GM Spokesman Chris Lee told the Detroit Free Press that the company is temporary stopping production at its Orion Township and Lordstown assembly plants in Ohio, as well as the Oshawa facility in Ontario, for the month of January. Lee also confirmed that GM will also remove a shift from each plant when they resume due to slowing demand for products.

The shift removals will result in layoffs of an additional 390 people in Orion Township, another 900 in Lordstown and 700 more workers in Oshawa.

More drastic job cuts are likely if GM’s planned vehicle death list goes ahead. As part of its efforts to garner a federal handout, the General may be forced to eliminate up to eight nameplates by 2012.

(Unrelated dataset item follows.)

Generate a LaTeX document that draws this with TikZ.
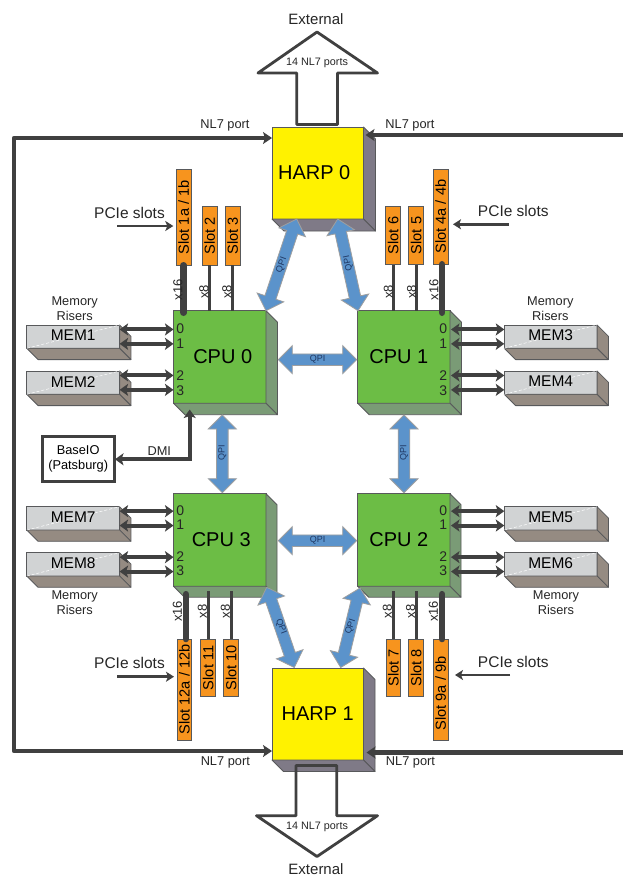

GM is yet to reveal the full list of the vehicles that will be dropped, but some of the likely choices include the Chevrolet Colorado and GMC Canyon, Cadillac XLR and DTS, and the already confirmed Chevrolet TrailBlazer and Uplander. Other vehicles that may go include the Buick Lucerne, Pontiac G6 and Solstice, and the Saturn Sky.

In its official restructuring plan filed with Congress this past week, GM said that by 2012 it will offer 29 cars and crossovers, and 11 trucks, a total of 40 nameplates. Today, GM offers 48 nameplates - 31 cars and crossovers, and 17 trucks, reports Automotive News.

While GM will be eliminating many slow-selling nameplates of the next couple of years, at the same time the carmaker is planning a number of exciting model introductions. These include the Chevrolet Camaro, Cruze and Volt, as well as a new RWD Cadillac sedan positioned below the CTS.